Another update: Four weeks without a single hardlock/reboot now. I am not sure if this fixes it for everyone, but for me personally I consider it fixed since this used to happen once a week on average. My steps will be:
This patch only touches mt7621 devices, which all have a mt7530 switch and hence all probably have this bug. The reason why not all mt7621 devices require it (for example, I have a mt7621 device at home that doesn't) is that the bug is triggered by other devices sending pause frames in a certain way. So if there aren't incompatible devices that are connected, you won't ever see this bug pop-up.
In my opinion, the best way to implement this would be to add in support so that ethtool can be used for toggling pause frames on/off, so that by default this functionality is in one state, and people are able to change it if they run into issues. However, this driver is only used in the 19.07 branch, since the master branch is using DSA drivers. Therefor, I think it's unlikely a patch implementing this new feature would be accepted in a stable branch. So for me personally, this small patch is the best solution for getting the 19.07 branch stable.
I will evaluate again once a stable 20.xx branch is out to see what the best course of action is for that particular branch. I haven't tested the master branch myself on the problematic device, since it's used in a small business in production, so I cannot really tinker with it.
I have been using that patch (interrupt handling) since May, without it transmit timed out happens every day.
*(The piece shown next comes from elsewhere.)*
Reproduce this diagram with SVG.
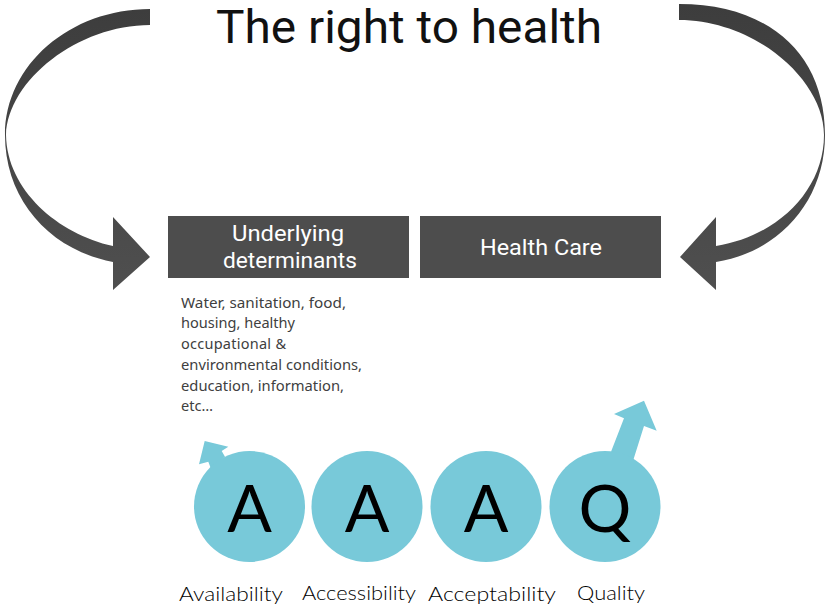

But this alone does not cause reboots or hangs.
I have tested your patch on 19.07.4 and more than one port in the same VLAN and in 12 hours it rebooted.
For me the only solution to reboots or hangs is to separate each port in a VLAN, and if you don't want to see more trasmit timed outs use the interrupt handling patch.
Do you have multiple ports on the same VLAN on the problematic router?
I am currently on 19.07.4 with no problems, but i can't put more than one port on the same VLAN, this is what triggers the reboots.